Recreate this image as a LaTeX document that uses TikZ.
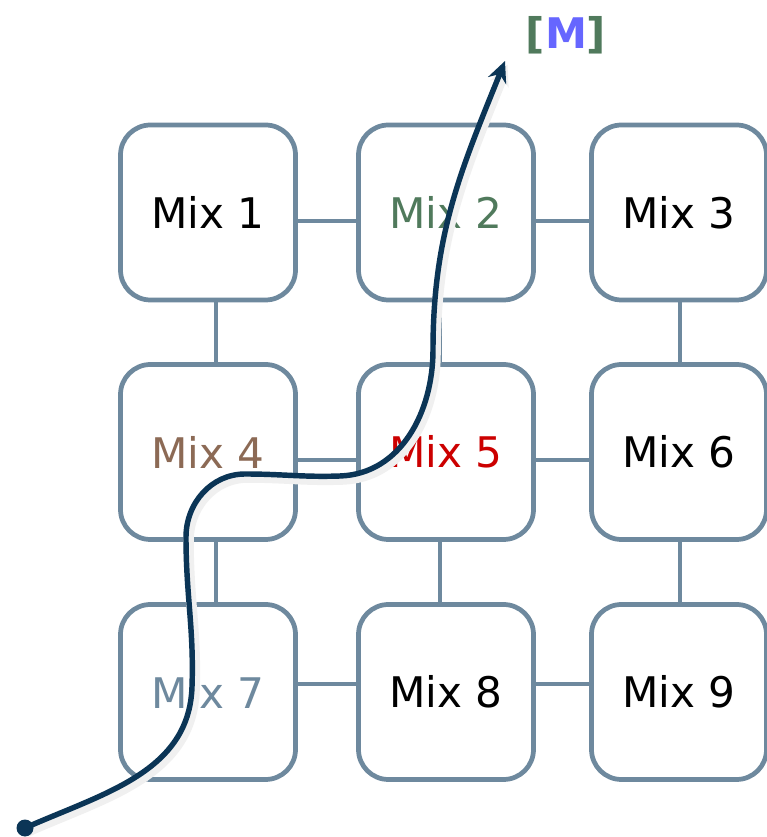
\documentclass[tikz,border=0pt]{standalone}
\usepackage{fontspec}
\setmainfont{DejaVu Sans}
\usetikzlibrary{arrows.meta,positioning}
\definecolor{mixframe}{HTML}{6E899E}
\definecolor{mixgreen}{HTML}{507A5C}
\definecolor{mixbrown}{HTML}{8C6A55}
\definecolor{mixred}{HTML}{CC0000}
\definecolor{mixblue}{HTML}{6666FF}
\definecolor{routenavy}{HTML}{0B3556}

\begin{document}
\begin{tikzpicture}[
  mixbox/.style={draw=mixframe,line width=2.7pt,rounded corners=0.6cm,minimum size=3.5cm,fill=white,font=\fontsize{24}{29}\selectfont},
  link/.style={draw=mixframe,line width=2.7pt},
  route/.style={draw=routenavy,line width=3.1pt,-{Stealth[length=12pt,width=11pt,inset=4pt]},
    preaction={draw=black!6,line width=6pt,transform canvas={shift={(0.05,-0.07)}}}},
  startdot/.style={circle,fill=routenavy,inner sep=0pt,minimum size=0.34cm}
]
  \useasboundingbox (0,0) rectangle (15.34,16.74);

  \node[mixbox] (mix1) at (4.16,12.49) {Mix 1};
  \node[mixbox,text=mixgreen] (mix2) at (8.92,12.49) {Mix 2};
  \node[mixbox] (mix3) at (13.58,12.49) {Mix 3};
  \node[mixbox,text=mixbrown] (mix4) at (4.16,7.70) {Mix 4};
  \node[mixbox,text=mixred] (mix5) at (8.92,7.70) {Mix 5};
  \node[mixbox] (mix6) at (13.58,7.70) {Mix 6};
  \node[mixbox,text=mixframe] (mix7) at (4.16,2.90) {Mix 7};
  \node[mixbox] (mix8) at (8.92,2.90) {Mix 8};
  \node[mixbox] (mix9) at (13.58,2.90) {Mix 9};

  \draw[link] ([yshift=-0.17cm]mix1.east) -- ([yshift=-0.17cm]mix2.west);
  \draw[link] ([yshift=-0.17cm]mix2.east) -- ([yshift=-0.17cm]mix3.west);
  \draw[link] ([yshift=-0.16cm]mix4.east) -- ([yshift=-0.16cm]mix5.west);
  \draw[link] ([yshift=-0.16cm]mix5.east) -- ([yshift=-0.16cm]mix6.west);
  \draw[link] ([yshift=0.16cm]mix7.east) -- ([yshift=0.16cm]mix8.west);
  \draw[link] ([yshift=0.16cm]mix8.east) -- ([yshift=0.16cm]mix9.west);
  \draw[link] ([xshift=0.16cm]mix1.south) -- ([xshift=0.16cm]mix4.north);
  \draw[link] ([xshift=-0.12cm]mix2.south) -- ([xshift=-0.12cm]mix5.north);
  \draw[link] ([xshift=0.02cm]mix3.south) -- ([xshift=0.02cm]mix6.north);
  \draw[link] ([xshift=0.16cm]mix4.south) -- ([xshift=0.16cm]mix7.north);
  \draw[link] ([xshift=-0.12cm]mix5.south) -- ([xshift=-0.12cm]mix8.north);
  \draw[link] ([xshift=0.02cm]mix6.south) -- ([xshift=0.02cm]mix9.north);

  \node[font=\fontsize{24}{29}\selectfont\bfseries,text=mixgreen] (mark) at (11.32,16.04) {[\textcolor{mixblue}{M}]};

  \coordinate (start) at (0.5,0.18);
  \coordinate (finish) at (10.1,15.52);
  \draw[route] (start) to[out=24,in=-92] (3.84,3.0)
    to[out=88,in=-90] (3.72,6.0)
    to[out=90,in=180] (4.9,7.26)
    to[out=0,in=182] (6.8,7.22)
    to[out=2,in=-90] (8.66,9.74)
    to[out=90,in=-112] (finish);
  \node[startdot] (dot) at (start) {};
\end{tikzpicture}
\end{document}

------------------------------------------------------------

Begin at the first line of the data above and repeat each line exactly, stopping after the line containing "(mix9) at (13.58,2.90)". Omit the pictures.

Finished task
Recreate this image as a LaTeX document that uses TikZ.
\documentclass[tikz,border=0pt]{standalone}
\usepackage{fontspec}
\setmainfont{DejaVu Sans}
\usetikzlibrary{arrows.meta,positioning}
\definecolor{mixframe}{HTML}{6E899E}
\definecolor{mixgreen}{HTML}{507A5C}
\definecolor{mixbrown}{HTML}{8C6A55}
\definecolor{mixred}{HTML}{CC0000}
\definecolor{mixblue}{HTML}{6666FF}
\definecolor{routenavy}{HTML}{0B3556}

\begin{document}
\begin{tikzpicture}[
  mixbox/.style={draw=mixframe,line width=2.7pt,rounded corners=0.6cm,minimum size=3.5cm,fill=white,font=\fontsize{24}{29}\selectfont},
  link/.style={draw=mixframe,line width=2.7pt},
  route/.style={draw=routenavy,line width=3.1pt,-{Stealth[length=12pt,width=11pt,inset=4pt]},
    preaction={draw=black!6,line width=6pt,transform canvas={shift={(0.05,-0.07)}}}},
  startdot/.style={circle,fill=routenavy,inner sep=0pt,minimum size=0.34cm}
]
  \useasboundingbox (0,0) rectangle (15.34,16.74);

  \node[mixbox] (mix1) at (4.16,12.49) {Mix 1};
  \node[mixbox,text=mixgreen] (mix2) at (8.92,12.49) {Mix 2};
  \node[mixbox] (mix3) at (13.58,12.49) {Mix 3};
  \node[mixbox,text=mixbrown] (mix4) at (4.16,7.70) {Mix 4};
  \node[mixbox,text=mixred] (mix5) at (8.92,7.70) {Mix 5};
  \node[mixbox] (mix6) at (13.58,7.70) {Mix 6};
  \node[mixbox,text=mixframe] (mix7) at (4.16,2.90) {Mix 7};
  \node[mixbox] (mix8) at (8.92,2.90) {Mix 8};
  \node[mixbox] (mix9) at (13.58,2.90) {Mix 9};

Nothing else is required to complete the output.